Contrast that with the clip below a few possessions later. There’s a lot going on here, so watch both pick-and-rolls a few times:
The Celtics again go to the White-Holiday pick-and-roll. This time Moody goes under the screen, impeding Holiday should he slip out early, and allowing both Curry and Moody to stick with their assignments. The Celtics then swing the ball over to Tatum for a Tatum-Queta pick-and-roll…which the Warriors cover by trapping Tatum. Moody helps all the way off White to cover Queta’s short roll at the nail and is able to force a turnover.
That latter strategy is how the Warriors managed to force ten Celtics turnovers in the first half. They trapped the ball handler whenever Boston ran a pick-and-roll involving one of the big men (Queta, Luke Kornet, and even Al Horford at times.) The Warriors had a defender showing help at the nail, comfortable with gambling on the inability of Queta and Kornet to make plays out of the short roll. And they did this with multiple Celtics ball handlers. Here’s another trap on a Tatum-Horford pick-and-roll, with Gary Payton II helping at the nail:
Or how about trapping Payton Pritchard on a Pritchard-Kornet pick-and-roll, with Buddy Hield helping on the short roll.1
As we see in the second White-Holiday pick-and-roll above, the Warriors generally did not send two to the ball handler when the screener was not a big man. Golden State tried to keep the Celtics guessing by varying their approach on those sets, whether having the screener’s defender at the level, hedging and recovering, or even straight up switching. For all the talk about this being an early season game that didn’t matter, neither team was just going through the motions. Boston was quick to bust out counters. The very possession after the Warriors successfully covered the White-Holiday pick-and-roll, Boston ran a Tatum-Holiday pick-and-roll. Only this time, Holiday pops to the top of the arc instead of rolling, scrambling the Warriors defenders and forcing a late switch:
Golden State got lucky there, with Holiday missing an open three.
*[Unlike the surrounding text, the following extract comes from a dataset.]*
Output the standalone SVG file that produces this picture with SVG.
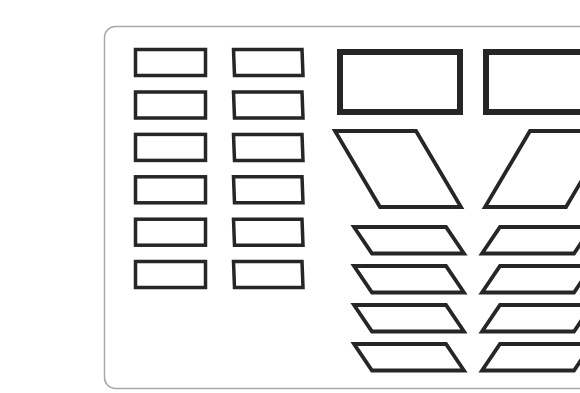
<svg xmlns="http://www.w3.org/2000/svg" width="580" height="393" viewBox="0 0 580 393">
<defs>
<style>
.frame{fill:#fff;stroke:#a8a8a8;stroke-width:1.5}
.key{fill:#fff;stroke:#262626;stroke-width:3.5}
.big{fill:#fff;stroke:#262626;stroke-width:6}
.para{fill:#fff;stroke:#262626;stroke-width:3.8;stroke-linejoin:miter}
</style>
</defs>
<rect width="580" height="393" fill="#fff"/>
<rect class="frame" x="104.5" y="26.5" width="520" height="362" rx="11"/>
<g id="left-column">
<rect class="key" x="135.5" y="49.5" width="70" height="26"/>
<rect class="key" x="135.5" y="92" width="70" height="26"/>
<rect class="key" x="135.5" y="134.4" width="70" height="26"/>
<rect class="key" x="135.5" y="176.8" width="70" height="26"/>
<rect class="key" x="135.5" y="219.2" width="70" height="26"/>
<rect class="key" x="135.5" y="261.5" width="70" height="26"/>
</g>
<g id="right-column">
<path class="key" d="M233.5,49.5 H302 L303,75.5 H234.5 Z"/>
<path class="key" d="M233.5,92 H302 L303,118 H234.5 Z"/>
<path class="key" d="M233.5,134.4 H302 L303,160.4 H234.5 Z"/>
<path class="key" d="M233.5,176.8 H302 L303,202.8 H234.5 Z"/>
<path class="key" d="M233.5,219.2 H302 L303,245.2 H234.5 Z"/>
<path class="key" d="M233.5,261.5 H302 L303,287.5 H234.5 Z"/>
</g>
<g id="big-rect-left"><rect class="big" x="340" y="52" width="120" height="60"/></g>
<g id="big-rect-right"><rect class="big" x="486" y="52" width="120" height="60"/></g>
<g id="big-para-left"><path class="para" d="M335,131 L416,131 L461,207 L380,207 Z"/></g>
<g id="big-para-right"><path class="para" d="M611,131 L530,131 L485,207 L566,207 Z"/></g>
<g id="small-paras-left">
<path class="para" d="M354,227 L446,227 L464,253.5 L372,253.5 Z"/>
<path class="para" d="M354,266 L446,266 L464,292.5 L372,292.5 Z"/>
<path class="para" d="M354,305 L446,305 L464,331.5 L372,331.5 Z"/>
<path class="para" d="M354,344 L446,344 L464,370.5 L372,370.5 Z"/>
</g>
<g id="small-paras-right">
<path class="para" d="M592,227 L500,227 L482,253.5 L574,253.5 Z"/>
<path class="para" d="M592,266 L500,266 L482,292.5 L574,292.5 Z"/>
<path class="para" d="M592,305 L500,305 L482,331.5 L574,331.5 Z"/>
<path class="para" d="M592,344 L500,344 L482,370.5 L574,370.5 Z"/>
</g>
<g id="connectors"/>
</svg>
Anticipating that Golden State would throw in occasional blitzes on even those pick-and-rolls, Boston busted out another smart counter during crunch time. Derrick White sinks down to the weak side corner while Al Horford cuts over to the strong side corner, pulling away any help from the nail. Tatum finds Holiday on the short roll out of the trap and Holiday, a more accomplished play maker than the Celtics bigs, is able to bait Kevon Looney enough to find Queta for the alley oop:
The Celtics didn’t restrict their counters to just the guard-guard/wing-guard pick-and-rolls. Here, they test how synced up Golden State’s defenders can be while varying the looks that they throw at the Celtics, by running a Spain pick and roll. Looney and Hield play this well, but Jonathan Kuminga misreads the play (watch Hield and Looney desperately pointing Kuminga to switch onto Sam Hauser) leading to a Boston three:
My favorite counter to scramble the Warriors’ nail help was this tasty number, where it looks like another Spain pick-and-roll. However, Hauser veers off to the wing without setting the back screen, giving Kornet an easy outlet out of the short roll when Kornet’s man, Kyle Anderson, tags Kornet at the nail:
Boston also found success in the second half through off ball screening actions that really tested the Warriors’ screen coverage schemes. The clip below may have been my favorite example. The Warriors switch the first screen that Neemias Queta sets for Jrue Holiday. You know what they say: The best way to beat a switch is with a slip. Queta turns and sets another screen for Payton Pritchard…only this time he slips out of the screen and with GP2 and Anderson not on the same page, gets an easy dunk out of it:
Boston lost this game, but they are a well-oiled machine, able to devise and deploy counters on the fly.2 Golden State’s defense did enough to gain them some buffer, not to mention Kyle Anderson hitting three straight (!?!) threes, Kevon Looney pulling down ten rebounds in 16 minutes, and an evergreen Steph Curry closer performance. But Boston responded in the moment and on another night, dare I say most other nights, this might have been a Celtics win in the end. For a November game, it sure had the feel of a playoff game, complete with intricate defensive coverages and counters on counters.
Something to keep an eye on: Boston is scoring 1.25 points per possession on pick-and-rolls with Pritchard as the ball handler, the third best mark in the league (minimum 2 possessions/game.) The players above Pritchard are Ty Jerome and Jordan Hawkins, so this may just be early season noise. Nevertheless, Pritchard looks sprightly thus far and it’s worth monitoring.
Boston only had two turnovers in the second half.